Starsky finally found his voice, matched it with Hutch's whispered, earnest tone. "You never were."

Hutch nodded solemnly. "I know. But it goes both ways, y'know."

Starsky nodded back, still not taking his eyes off the other. "I know."

Hutch smiled. "Good." He got up and moved off for a moment before reappearing with a blanket and circling around the couch to settle himself in the easy chair an arm's length away.

Starsky's eyes followed him. "What're you doing?" he asked suspiciously.

"I'm resting, dummy, what does it look like? I'm so tired, I could sleep anywhere. Now go to sleep. I'll be right here."
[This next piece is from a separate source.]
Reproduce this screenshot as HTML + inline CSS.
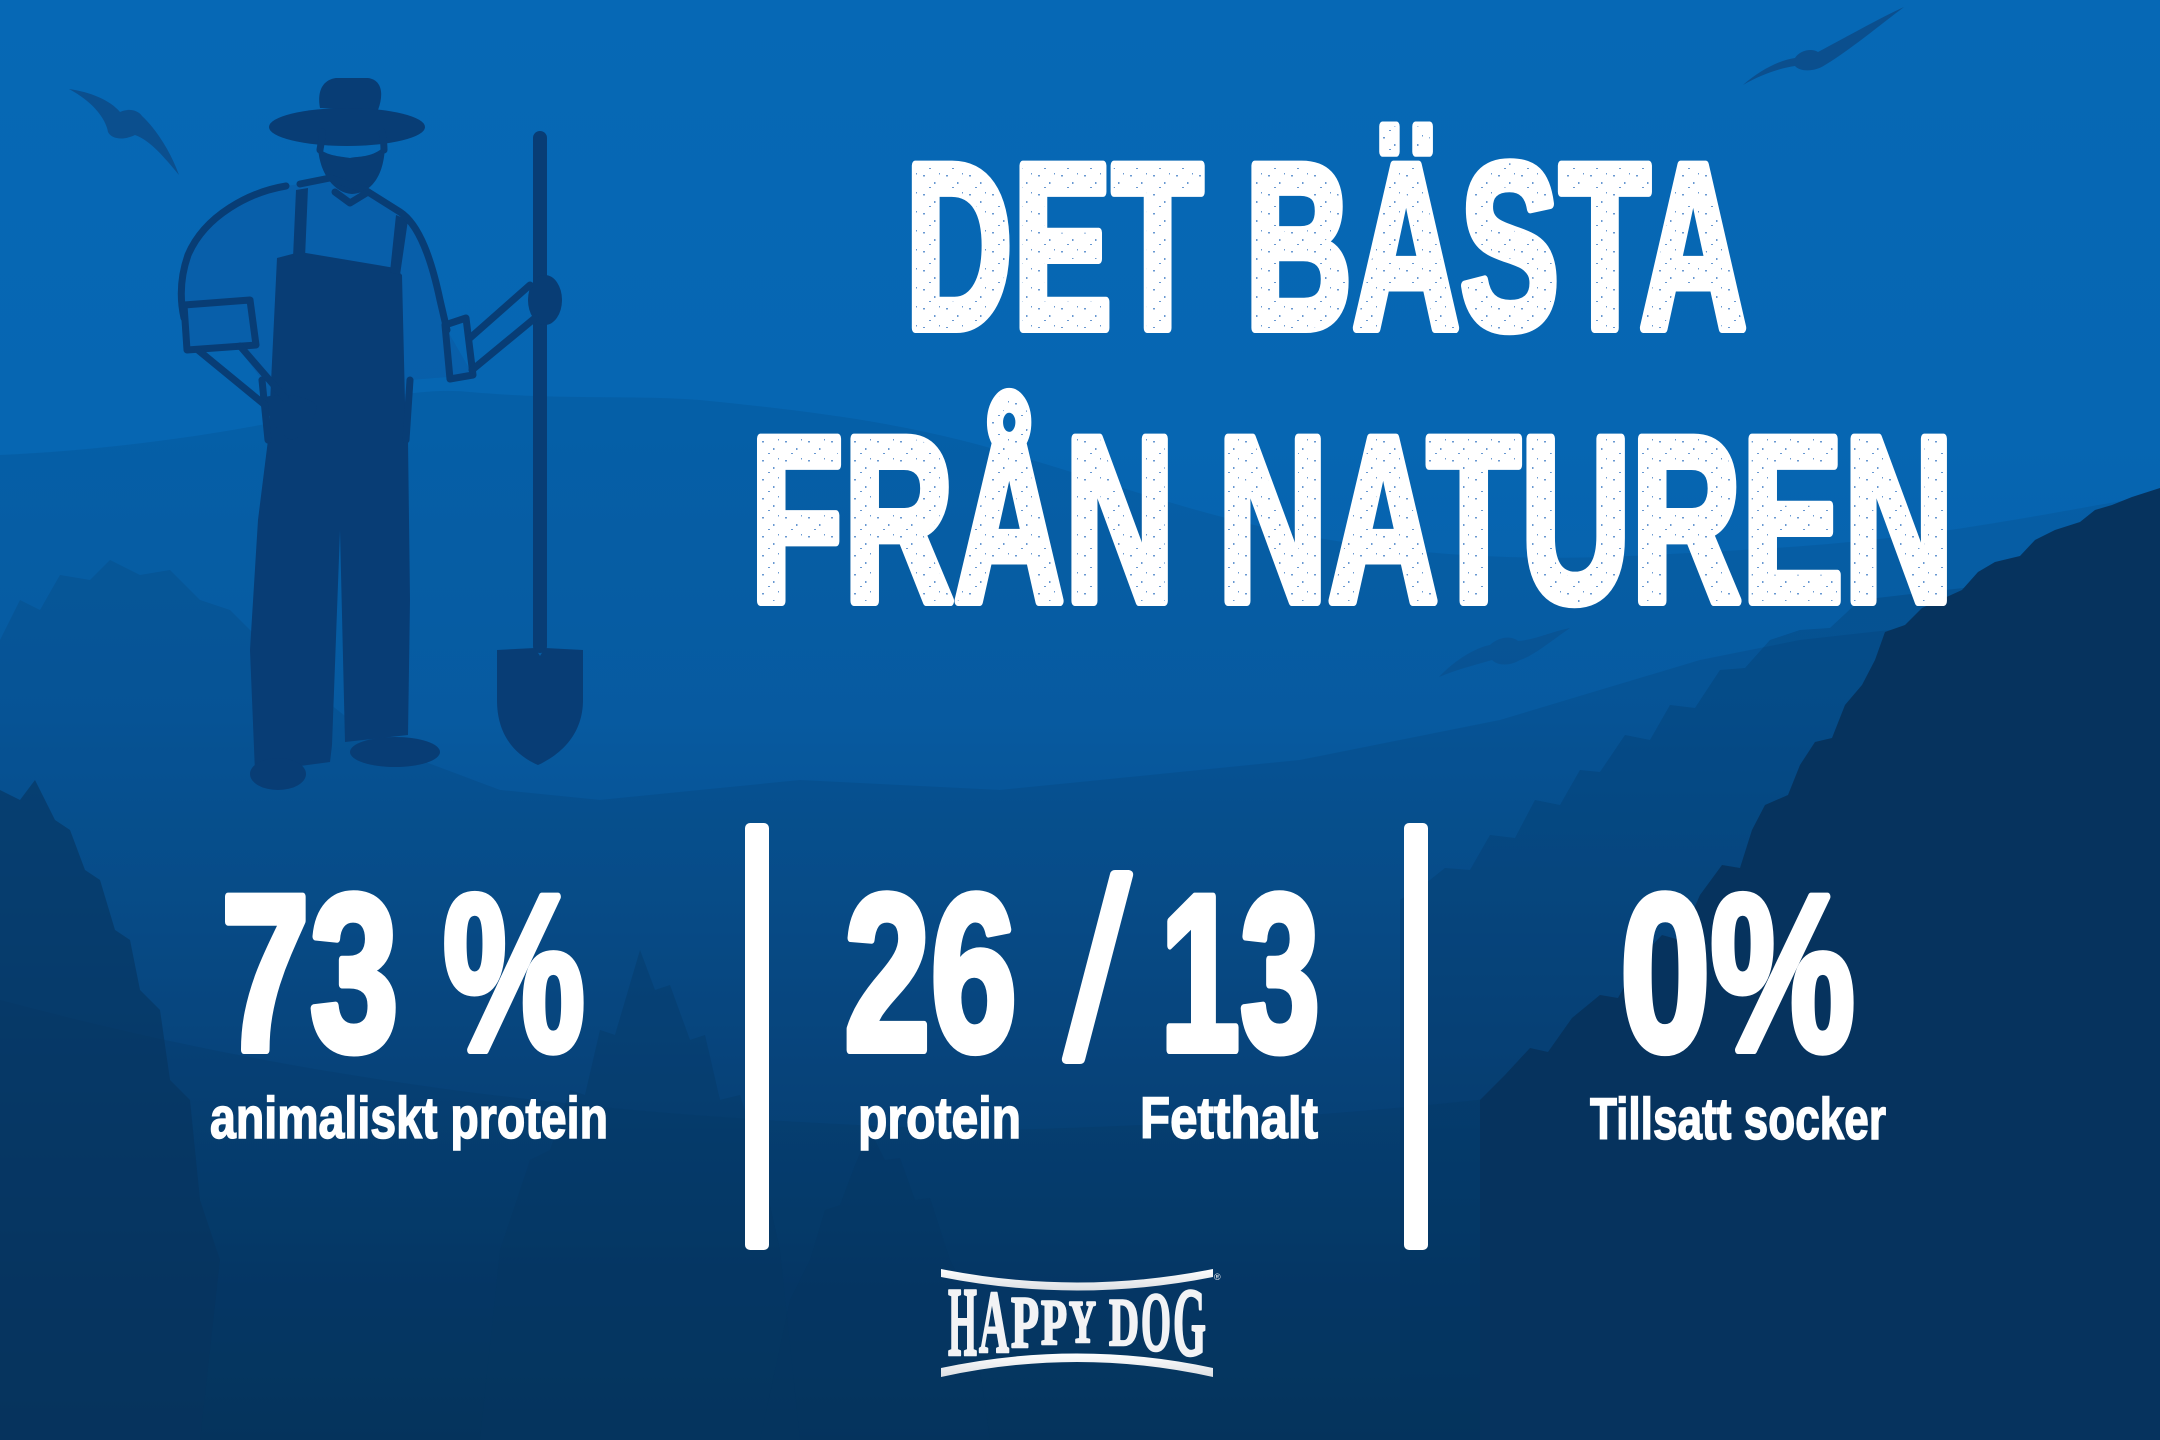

For a split-second, Starsky almost argued with him. It had been over twenty years since he needed someone to stay in the room with him at night to keep the monsters away. But then, monsters came in all different shapes and sizes, and everyone needed a little help with theirs once in a while. He allowed a small, warm grin, letting his eyes convey his true feelings. Enough soul-baring talk for one night. "Goodnight, Mom," he said, suddenly feeling very tired. He pulled the covers up over his head.

That way Hutch couldn't see his brimming eyes.